Zoveel verschillende, biddende mensen, en zoveel vormen van bidden. En waarom  bidden al die mensen?
Bidden zij uit blijdschap voor al het goede, uit droefheid door verlies of ziekte, om angst in tijden van gevaar, om bijstand en sterkte in moeilijke situaties, om te danken voor geluk en bijval, om een pauze in te lassen, een pauze van bezinning, van overgave in de drukke bezigheden, uit gewoonte als een terugkerend ritueel, uit ontzag voor het ons overstijgende, uit bewondering voor de schepping, …
Er zijn blijkbaar vele redenen waarom mensen bidden en ieder heeft zijn eigen, authentieke manier om zich te richten tot de Almachtige.

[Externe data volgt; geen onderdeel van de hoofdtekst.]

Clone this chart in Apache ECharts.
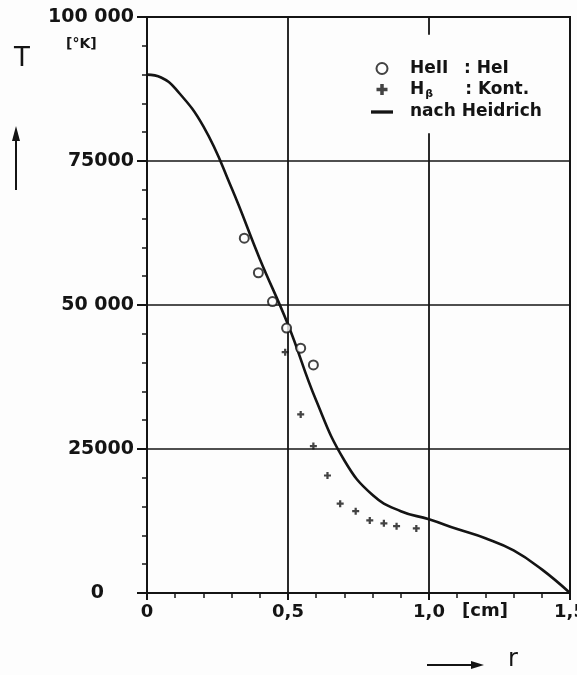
<!DOCTYPE html>
<html>
<head>
<meta charset="utf-8">
<script src="https://cdn.jsdelivr.net/npm/echarts@6/dist/echarts.min.js"></script>
<style>
html,body{margin:0;padding:0;background:#fdfdfd;}
#c{width:577px;height:675px;}
</style>
</head>
<body>
<div id="c"></div>
<script>
// ---- data ----
const curveR = [0, 0.05, 0.1, 0.2, 0.3, 0.4, 0.5, 0.6, 0.7, 0.8, 0.9, 1.0, 1.1, 1.2, 1.3, 1.4, 1.5];
const curveT = [90000, 89500, 87600, 81000, 70300, 58000, 46600, 33400, 23000, 17000, 14200, 12800, 11100, 9500, 7400, 4100, 0];

const heR = [0.345, 0.395, 0.445, 0.495, 0.545, 0.59];
const heT = [61600, 55600, 50600, 46000, 42500, 39600];

const hbR = [0.49, 0.545, 0.59, 0.64, 0.685, 0.74, 0.79, 0.84, 0.885, 0.955];
const hbT = [41800, 31000, 25500, 20400, 15500, 14200, 12600, 12100, 11600, 11200];

const xTickValues = [0, 0.5, 1.0, 1.5];
const xTickLabels = ['0', '0,5', '1,0', '1,5'];
const yTickValues = [0, 25000, 50000, 75000, 100000];
const yTickLabels = ['0', '25000', '50 000', '75000', '100 000'];

const seriesNames = ['HeII : HeI', 'Hβ : Kont.', 'nach Heidrich'];

// ---- chart ----
const INK = '#141414';
const FONT = 'DejaVu Sans';
const zip = (a, b) => a.map((v, i) => [v, b[i]]);
const plusPath = 'path://M3.4,0 L6.6,0 L6.6,3.4 L10,3.4 L10,6.6 L6.6,6.6 L6.6,10 L3.4,10 L3.4,6.6 L0,6.6 L0,3.4 L3.4,3.4 Z';
const dashPath = 'path://M0,0 L20,0 L20,3 L0,3 Z';

const chart = echarts.init(document.getElementById('c'), null, {renderer: 'canvas'});
chart.setOption({
  backgroundColor: '#fdfdfd',
  animation: false,
  grid: {left: 147, right: 7, top: 17, bottom: 82, containLabel: false, outerBoundsMode: 'none',
         show: true, borderColor: INK, borderWidth: 2, backgroundColor: 'transparent'},
  xAxis: {
    type: 'value', min: 0, max: 1.5, interval: 0.5,
    axisLine: {show: true, onZero: false, lineStyle: {color: INK, width: 2}},
    axisTick: {show: true, length: 7, lineStyle: {color: INK, width: 2}},
    minorTick: {show: true, splitNumber: 5, length: 5, lineStyle: {color: INK, width: 1.5}},
    splitLine: {show: false},
    axisLabel: {
      margin: 10, color: INK, fontFamily: FONT, fontWeight: 'bold', fontSize: 18, hideOverlap: false,
      formatter: v => { const i = xTickValues.findIndex(t => Math.abs(t - v) < 1e-9); return i >= 0 ? xTickLabels[i] : ''; }
    }
  },
  yAxis: {
    type: 'value', min: 0, max: 100000, interval: 25000,
    axisLine: {show: true, onZero: false, lineStyle: {color: INK, width: 2}},
    axisTick: {show: true, length: 10, lineStyle: {color: INK, width: 2}},
    minorTick: {show: true, splitNumber: 5, length: 5, lineStyle: {color: INK, width: 1.5}},
    splitLine: {show: true, lineStyle: {color: INK, width: 1.6}},
    axisLabel: {
      margin: 13, color: INK, fontFamily: FONT, fontWeight: 'bold', fontSize: 19,
      formatter: v => {
        const i = yTickValues.indexOf(v);
        const s = i >= 0 ? yTickLabels[i] : '';
        return v === 0 ? '{z|' + s + '}' : s;
      },
      rich: {z: {padding: [0, 30, 0, 0], color: INK, fontFamily: FONT, fontWeight: 'bold', fontSize: 19}}
    }
  },
  legend: {
    orient: 'vertical', left: 366, top: 55,
    itemWidth: 22, itemHeight: 11, itemGap: 4, symbolKeepAspect: true,
    data: [
      {name: seriesNames[0]},
      {name: seriesNames[1]},
      {name: seriesNames[2], icon: dashPath}
    ],
    formatter: name => {
      if (name === seriesNames[0]) return '{p|}{a|HeII}{b|: HeI}';
      if (name === seriesNames[1]) return '{p|}{h|H}{s|β}{b|: Kont.}';
      return '{p|}{b|nach Heidrich}';
    },
    textStyle: {
      color: INK, fontFamily: FONT, fontWeight: 'bold', fontSize: 17,
      rich: {
        p: {width: 12},
        a: {width: 54, lineHeight: 18, color: INK, fontFamily: FONT, fontWeight: 'bold', fontSize: 17},
        h: {lineHeight: 18, color: INK, fontFamily: FONT, fontWeight: 'bold', fontSize: 17},
        s: {width: 40, color: INK, fontFamily: FONT, fontWeight: 'bold', fontSize: 11, padding: [9, 0, 0, 1]},
        b: {lineHeight: 18, color: INK, fontFamily: FONT, fontWeight: 'bold', fontSize: 17}
      }
    }
  },
  series: [
    {
      name: seriesNames[0], type: 'scatter', data: zip(heR, heT),
      symbol: 'emptyCircle', symbolSize: 9,
      itemStyle: {color: INK, borderColor: INK, borderWidth: 2.4}, z: 5
    },
    {
      name: seriesNames[1], type: 'scatter', data: zip(hbR, hbT),
      symbol: plusPath, symbolSize: 7,
      itemStyle: {color: INK}, z: 5
    },
    {
      name: seriesNames[2], type: 'line', data: zip(curveR, curveT),
      smooth: 0.45, symbol: 'none', showSymbol: false,
      lineStyle: {color: INK, width: 2.6}, itemStyle: {color: INK}, z: 4,
      markLine: {
        silent: true, symbol: 'none', label: {show: false},
        lineStyle: {color: INK, width: 1.8, type: 'solid'},
        data: [
          [{coord: [0.5, 0]}, {coord: [0.5, 100000]}],
          [{coord: [1.0, 0]}, {coord: [1.0, 79800]}],
          [{coord: [1.0, 100000]}, {coord: [1.0, 96900]}]
        ]
      }
    }
  ],
  graphic: [
    {type: 'text', left: 14, top: 46, style: {text: 'T', fill: INK, font: '26px "DejaVu Sans"'}},
    {type: 'text', left: 66, top: 37, style: {text: '[°K]', fill: INK, font: 'bold 14px "DejaVu Sans"'}},
    {type: 'line', shape: {x1: 16, y1: 190, x2: 16, y2: 136}, style: {stroke: INK, lineWidth: 2}},
    {type: 'polygon', shape: {points: [[16, 126], [12, 141], [20, 141]]}, style: {fill: INK}},
    {type: 'text', left: 462, top: 602, style: {text: '[cm]', fill: INK, font: 'bold 18px "DejaVu Sans"'}},
    {type: 'line', shape: {x1: 427, y1: 665, x2: 474, y2: 665}, style: {stroke: INK, lineWidth: 2}},
    {type: 'polygon', shape: {points: [[484, 665], [471, 661], [471, 669]]}, style: {fill: INK}},
    {type: 'text', left: 508, top: 648, style: {text: 'r', fill: INK, font: '24px "DejaVu Sans"'}}
  ]
});
</script>
</body>
</html>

Kunnen we wel zonder bidden? Is het om een leegte te vullen, of om een leegte te creëren? Werkt het als een soort magische spreuk? Is het egoïstisch, om aan God iets te vragen dat je graag zou zien gebeuren?

De plaats en vorm van het gebed is duidelijk belangrijk. Zo zie je in de kerk van het Heilig Graf zoveel verschillende plaatsen. Op elke plaats zie je verschillende soorten christenen, de grieks-orthodoxe priesters bidden in hun eigen kapel, de rooms-katholieke paters hebben hun eigen koor, de Ethiopische monniken wonen op het dak van de kerk en bidden in een armetierig kappelleke waarvoor geen plaats meer was in de kerk zelf.
Sommigen bidden met veel lawaai en drama, gooien zich op de grond en huilen in extase, anderen bidden meer zoals de religieuze in de grot, stil en afgezonderd.

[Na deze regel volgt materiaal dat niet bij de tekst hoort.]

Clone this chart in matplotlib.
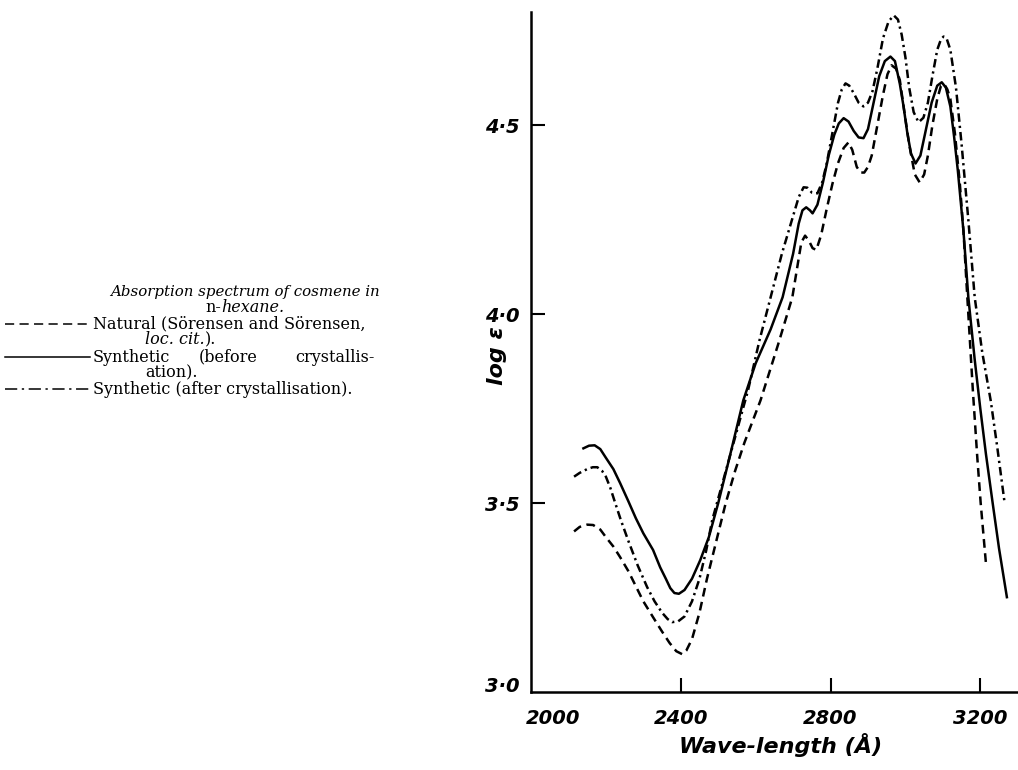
"""Absorption spectrum of cosmene in n-hexane (log ε vs wave-length)."""
import matplotlib

matplotlib.use("Agg")
import matplotlib.pyplot as plt
from matplotlib.lines import Line2D

W, H = 1018, 770

# wave-length (Å) and log ε
natural_wl = [2115, 2130, 2150, 2166, 2185, 2200, 2220, 2238, 2260, 2280, 2300,
              2326, 2350, 2370, 2388, 2404, 2415, 2430, 2450, 2470, 2495, 2520,
              2545, 2570, 2613, 2660, 2698, 2712, 2722, 2732, 2742, 2752, 2762,
              2775, 2790, 2805, 2820, 2835, 2848, 2858, 2870, 2880, 2890, 2900,
              2910, 2925, 2940, 2952, 2963, 2975, 2985, 2998, 3010, 3025, 3038,
              3050, 3060, 3072, 3085, 3095, 3103, 3112, 3120, 3132, 3145, 3155,
              3165, 3180, 3192, 3201, 3215]
natural_le = [3.425, 3.437, 3.443, 3.442, 3.43, 3.41, 3.385, 3.357, 3.32, 3.28, 3.24,
              3.198, 3.16, 3.13, 3.108, 3.10, 3.11, 3.14, 3.21, 3.30, 3.40, 3.50,
              3.585, 3.66, 3.772, 3.92, 4.045, 4.13, 4.19, 4.208, 4.195, 4.175, 4.17,
              4.21, 4.28, 4.345, 4.40, 4.44, 4.455, 4.435, 4.39, 4.375, 4.375, 4.39,
              4.42, 4.50, 4.58, 4.635, 4.659, 4.65, 4.62, 4.53, 4.45, 4.37, 4.349,
              4.37, 4.42, 4.50, 4.57, 4.605, 4.61, 4.595, 4.57, 4.48, 4.35, 4.22,
              4.05, 3.80, 3.62, 3.50, 3.341]

before_wl = [2140, 2155, 2170, 2185, 2200, 2220, 2238, 2260, 2280, 2300, 2326,
             2345, 2360, 2372, 2383, 2395, 2410, 2430, 2452, 2475, 2500, 2530,
             2567, 2600, 2640, 2672, 2700, 2715, 2725, 2735, 2745, 2752, 2765,
             2780, 2795, 2810, 2822, 2835, 2848, 2862, 2875, 2888, 2900, 2915,
             2930, 2945, 2960, 2972, 2985, 2995, 3005, 3015, 3027, 3040, 3055,
             3070, 3085, 3097, 3108, 3120, 3130, 3140, 3155, 3168, 3185, 3200,
             3215, 3233, 3250, 3271]
before_le = [3.645, 3.652, 3.653, 3.643, 3.62, 3.59, 3.553, 3.505, 3.46, 3.42, 3.376,
             3.33, 3.30, 3.275, 3.262, 3.26, 3.27, 3.30, 3.349, 3.41, 3.50, 3.62,
             3.772, 3.87, 3.96, 4.045, 4.16, 4.24, 4.275, 4.283, 4.275, 4.267, 4.29,
             4.35, 4.42, 4.475, 4.505, 4.519, 4.51, 4.485, 4.468, 4.466, 4.49, 4.56,
             4.63, 4.67, 4.682, 4.67, 4.61, 4.55, 4.48, 4.425, 4.399, 4.42, 4.49,
             4.56, 4.605, 4.614, 4.60, 4.55, 4.47, 4.38, 4.22, 4.045, 3.88, 3.75,
             3.63, 3.50, 3.38, 3.251]

after_wl = [2115, 2130, 2150, 2165, 2177, 2190, 2200, 2212, 2225, 2240, 2260,
            2285, 2310, 2330, 2350, 2365, 2377, 2393, 2410, 2430, 2450, 2468,
            2484, 2505, 2530, 2555, 2580, 2610, 2640, 2670, 2700, 2715, 2728,
            2738, 2750, 2765, 2778, 2790, 2805, 2820, 2830, 2840, 2850, 2862,
            2875, 2888, 2900, 2912, 2925, 2940, 2955, 2969, 2980, 2990, 3000,
            3010, 3022, 3035, 3048, 3060, 3072, 3085, 3095, 3102, 3110, 3120,
            3135, 3150, 3168, 3185, 3205, 3228, 3245, 3265]
after_le = [3.57, 3.58, 3.59, 3.595, 3.595, 3.585, 3.57, 3.54, 3.50, 3.455, 3.40,
            3.335, 3.278, 3.24, 3.21, 3.193, 3.185, 3.187, 3.20, 3.24, 3.30, 3.375,
            3.455, 3.53, 3.62, 3.71, 3.80, 3.93, 4.045, 4.16, 4.26, 4.31, 4.336,
            4.335, 4.322, 4.32, 4.35, 4.40, 4.48, 4.56, 4.595, 4.611, 4.605, 4.585,
            4.56, 4.55, 4.56, 4.59, 4.65, 4.73, 4.775, 4.791, 4.78, 4.74, 4.68,
            4.60, 4.535, 4.508, 4.52, 4.56, 4.63, 4.70, 4.728, 4.735, 4.73, 4.70,
            4.60, 4.45, 4.25, 4.045, 3.90, 3.77, 3.65, 3.50]

x_ticks = [2000, 2400, 2800, 3200]
x_labels = ["2000", "2400", "2800", "3200"]
y_ticks = [3.0, 3.5, 4.0, 4.5]
y_labels = ["3·0", "3·5", "4·0", "4·5"]

DASHED = (3.5, 2.2)
DASHDOT = (3.4, 1.6, 0.9, 1.6)
LW = 1.8


def px(x, y):
    """pixel (from top-left) -> figure fraction"""
    return x / W, 1 - y / H


def text_run(fig, x, y, pieces, ha="left", **kw):
    """put (string, style) pieces side by side starting at pixel x"""
    r = fig.canvas.get_renderer()
    arts = []
    for s, style in pieces:
        t = fig.text(*px(x, y), s, ha="left", va="center", style=style, **kw)
        x += t.get_window_extent(r).width
        arts.append(t)
    if ha == "center":
        shift = (x - arts[0].get_window_extent(r).x0) / 2
        for t in arts:
            tx, ty = t.get_position()
            t.set_position((tx - shift / W, ty))


fig = plt.figure(figsize=(W / 100, H / 100), dpi=100)
x0, y0 = px(531, 692)
x1, y1 = px(W + 2, 12)
ax = fig.add_axes([x0, y0, x1 - x0, y1 - y0])

ax.plot(natural_wl, natural_le, color="black", lw=LW, dashes=DASHED)
ax.plot(before_wl, before_le, color="black", lw=LW)
ax.plot(after_wl, after_le, color="black", lw=LW, dashes=DASHDOT)

ax.set_xlim(2000, 3306)
ax.set_ylim(3.0, 4.8)
for s in ("top", "right"):
    ax.spines[s].set_visible(False)
for s in ("left", "bottom"):
    ax.spines[s].set_linewidth(1.8)

tick_font = dict(family="DejaVu Sans", weight="bold", style="oblique", size=14)
ax.set_xticks(x_ticks[1:])
ax.set_xticklabels(x_labels[1:], **tick_font)
ax.set_yticks(y_ticks[1:])
ax.set_yticklabels(y_labels[1:], **tick_font)
ax.tick_params(axis="x", direction="in", length=10, width=1.5, pad=12)
ax.tick_params(axis="y", direction="in", length=10, width=1.5, pad=8)
# origin labels sit at the corner
ax.annotate(y_labels[0], xy=(0, 0), xycoords="axes fraction",
            xytext=(-8, 4), textcoords="offset points",
            ha="right", va="center", **tick_font)
ax.annotate(x_labels[0], xy=(0, 0), xycoords="axes fraction",
            xytext=(-4, -12), textcoords="offset points",
            ha="left", va="top", **tick_font)

ax.set_xlabel("Wave-length (Å)", family="DejaVu Sans", weight="bold",
              style="oblique", size=16)
ax.xaxis.set_label_coords(0.51, -0.06)
ax.set_ylabel("log ε", family="DejaVu Sans", weight="bold", style="oblique",
              size=16)
ax.yaxis.set_label_coords(-0.05, 0.495)

# key / caption on the left
serif = dict(family="DejaVu Serif", size=11.5)
fig.text(*px(245, 292), "Absorption spectrum of cosmene in", ha="center",
         va="center", style="italic", family="DejaVu Serif", size=10.8)
text_run(fig, 245, 307, [("n-", "normal"), ("hexane.", "italic")],
         ha="center", **serif)

fig.text(*px(93, 324), "Natural (Sörensen and Sörensen,", ha="left",
         va="center", **serif)
text_run(fig, 145, 340, [("loc. cit.", "italic"), (").", "normal")], **serif)
fig.text(*px(93, 357), "Synthetic", ha="left", va="center", **serif)
fig.text(*px(228, 357), "(before", ha="center", va="center", **serif)
fig.text(*px(375, 357), "crystallis-", ha="right", va="center", **serif)
fig.text(*px(145, 373), "ation).", ha="left", va="center", **serif)
fig.text(*px(93, 389), "Synthetic (after crystallisation).", ha="left",
         va="center", **serif)

for yy, dash in ((324, (6, 3.5)), (357, None), (389, (8, 3, 1.5, 3))):
    (xa, ya), (xb, _) = px(5, yy), px(90, yy)
    ln = Line2D([xa, xb], [ya, ya], transform=fig.transFigure, color="black",
                lw=1.1)
    if dash:
        ln.set_dashes(dash)
    fig.add_artist(ln)

fig.savefig("out.png", dpi=100)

Aan de klaagmuur wordt gebeden om de verwoeste tempel, de muur is een overblijfsel van de vroegere paardenstallen van de tempel. Het gebed is een klaagzang om iets dat niet meer is en men gaat op in het verdriet.... en dat vlak naast de Mughrabipoort die leidt naar de moskee die gebouwd werd op de ruïnes van de verwoeste tempel. Het gebed in de moskee laat geen toeristen toe, de Tempelberg is alleen open voor publiek tussen gebedsuren door. Het is een zoektocht naar sereniteit, zonder het spektakel van de kerk, of het verdriet van de klaagmuur. Vlak naast de moskee is er een groot park met groen waar moslims picknicken en voetbal spelen en dat overvloeit in de drukte van de soek.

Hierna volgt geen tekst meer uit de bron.